1. Traditional real estate owner-operators are beginning to bend to the power of real estate disruptors. Witness #Rudin Management and #Boston Properties co-developing the 675,000 square foot #Dock 72 in the #Brooklyn Navy Yard with #WeWork, while #Airbnb develops a 300-unit apartment building called Niido Powered by Airbnb next to Disney World in partnership with Newguard Development Group and funded by #Brookfield Property Partners and #Silverpeak Real Estate Partners. WeWork is occupying about 222,000 square feet at Dock 72, operating 35,000 square feet of building-wide amenities, and will be offering managed services for very large “enterprise” tenants, not just for hoodie kids looking for a laptop-bench and snacks. I’m curious how the three companies will manage competition for tenants.

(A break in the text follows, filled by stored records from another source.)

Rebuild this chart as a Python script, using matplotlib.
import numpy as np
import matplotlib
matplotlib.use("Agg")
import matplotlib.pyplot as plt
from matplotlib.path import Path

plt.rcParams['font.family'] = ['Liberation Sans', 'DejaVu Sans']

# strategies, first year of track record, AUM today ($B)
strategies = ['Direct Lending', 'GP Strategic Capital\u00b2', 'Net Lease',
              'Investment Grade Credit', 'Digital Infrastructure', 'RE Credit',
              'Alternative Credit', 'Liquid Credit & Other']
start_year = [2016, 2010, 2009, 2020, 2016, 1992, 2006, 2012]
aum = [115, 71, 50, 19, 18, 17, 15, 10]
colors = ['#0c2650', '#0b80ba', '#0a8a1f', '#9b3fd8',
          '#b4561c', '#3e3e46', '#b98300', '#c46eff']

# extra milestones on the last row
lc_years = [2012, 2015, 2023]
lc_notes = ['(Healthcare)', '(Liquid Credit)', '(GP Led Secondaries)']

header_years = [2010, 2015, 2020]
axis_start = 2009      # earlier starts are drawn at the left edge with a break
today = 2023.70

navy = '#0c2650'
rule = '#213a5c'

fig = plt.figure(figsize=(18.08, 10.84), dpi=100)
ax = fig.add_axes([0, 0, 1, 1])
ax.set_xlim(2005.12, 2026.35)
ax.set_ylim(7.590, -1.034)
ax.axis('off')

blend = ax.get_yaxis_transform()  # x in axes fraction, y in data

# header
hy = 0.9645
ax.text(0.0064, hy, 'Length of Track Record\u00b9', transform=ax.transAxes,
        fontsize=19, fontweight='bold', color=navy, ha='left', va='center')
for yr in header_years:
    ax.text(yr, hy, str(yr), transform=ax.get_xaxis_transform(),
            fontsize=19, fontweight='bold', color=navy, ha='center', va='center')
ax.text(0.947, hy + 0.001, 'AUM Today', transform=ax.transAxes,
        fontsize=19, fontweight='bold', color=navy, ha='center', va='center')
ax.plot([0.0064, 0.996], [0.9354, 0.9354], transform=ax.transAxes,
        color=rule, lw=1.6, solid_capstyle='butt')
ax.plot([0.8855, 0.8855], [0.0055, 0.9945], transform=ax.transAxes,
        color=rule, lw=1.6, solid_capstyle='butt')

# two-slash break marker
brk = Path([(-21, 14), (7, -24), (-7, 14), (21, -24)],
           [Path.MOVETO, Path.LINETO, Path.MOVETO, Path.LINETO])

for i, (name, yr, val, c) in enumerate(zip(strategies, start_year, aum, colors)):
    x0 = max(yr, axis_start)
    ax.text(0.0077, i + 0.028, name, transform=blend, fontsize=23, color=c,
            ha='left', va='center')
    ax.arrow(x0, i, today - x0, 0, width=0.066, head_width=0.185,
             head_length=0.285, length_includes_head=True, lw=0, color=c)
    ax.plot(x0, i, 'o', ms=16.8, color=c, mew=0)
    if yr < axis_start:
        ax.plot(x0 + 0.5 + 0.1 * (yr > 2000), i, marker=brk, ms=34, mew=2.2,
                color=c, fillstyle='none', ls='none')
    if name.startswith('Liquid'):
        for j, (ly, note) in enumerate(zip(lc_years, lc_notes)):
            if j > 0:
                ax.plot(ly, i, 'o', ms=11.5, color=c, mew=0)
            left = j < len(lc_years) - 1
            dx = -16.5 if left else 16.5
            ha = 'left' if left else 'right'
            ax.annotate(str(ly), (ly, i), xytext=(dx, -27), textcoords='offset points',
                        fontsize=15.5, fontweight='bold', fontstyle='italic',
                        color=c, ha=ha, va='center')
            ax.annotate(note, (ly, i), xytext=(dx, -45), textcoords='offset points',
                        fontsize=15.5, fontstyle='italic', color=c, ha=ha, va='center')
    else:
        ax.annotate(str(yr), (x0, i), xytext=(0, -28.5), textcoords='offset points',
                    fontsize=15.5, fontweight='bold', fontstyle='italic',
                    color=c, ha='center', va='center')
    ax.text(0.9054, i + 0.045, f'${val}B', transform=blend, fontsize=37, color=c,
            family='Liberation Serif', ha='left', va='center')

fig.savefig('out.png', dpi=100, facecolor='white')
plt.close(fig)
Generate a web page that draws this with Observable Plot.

2. With #Amazon perhaps tilting to the East Coast for its #HQ2 and the #Technion – #Cornell Campus on Roosevelt Island turning Long Island City into New York’s Kendall Square, we could see a real balancing of tech power between the East and West Coasts. Not tomorrow, but possibly sooner than we would have thought even one year ago.
3. #Seth Pinsky at #RXR on Liberal land-use bipolarity (my phrase not his): “You cannot be against density and for affordable housing.” They go together.
4. #Will Silverman of #Hodges Ward Elliott: “I’m calling it on densification”, meaning office tenants are going to start renting more space per employee, that the trend toward benches and bean bags may finally be heading toward…. “de-densification”. He pointed out that total employment and office employment are at record numbers, but total leased space is not. If he is correct, the looming overbuilding of top-end office space in New York may be overstated, as tenants start taking more space per employee, and occupancy grows with or with or without job growth.
5. #Bob Knakal of #Massey Knakal and #Paul Amrich of #CBRE said (at different events) we are seeing more “dispersion of markets” in New York than ever before, meaning tenants (and investors?) will look in many more markets than when it was just Midtown and Wall Street, and as a result there is less of a pricing difference among these markets.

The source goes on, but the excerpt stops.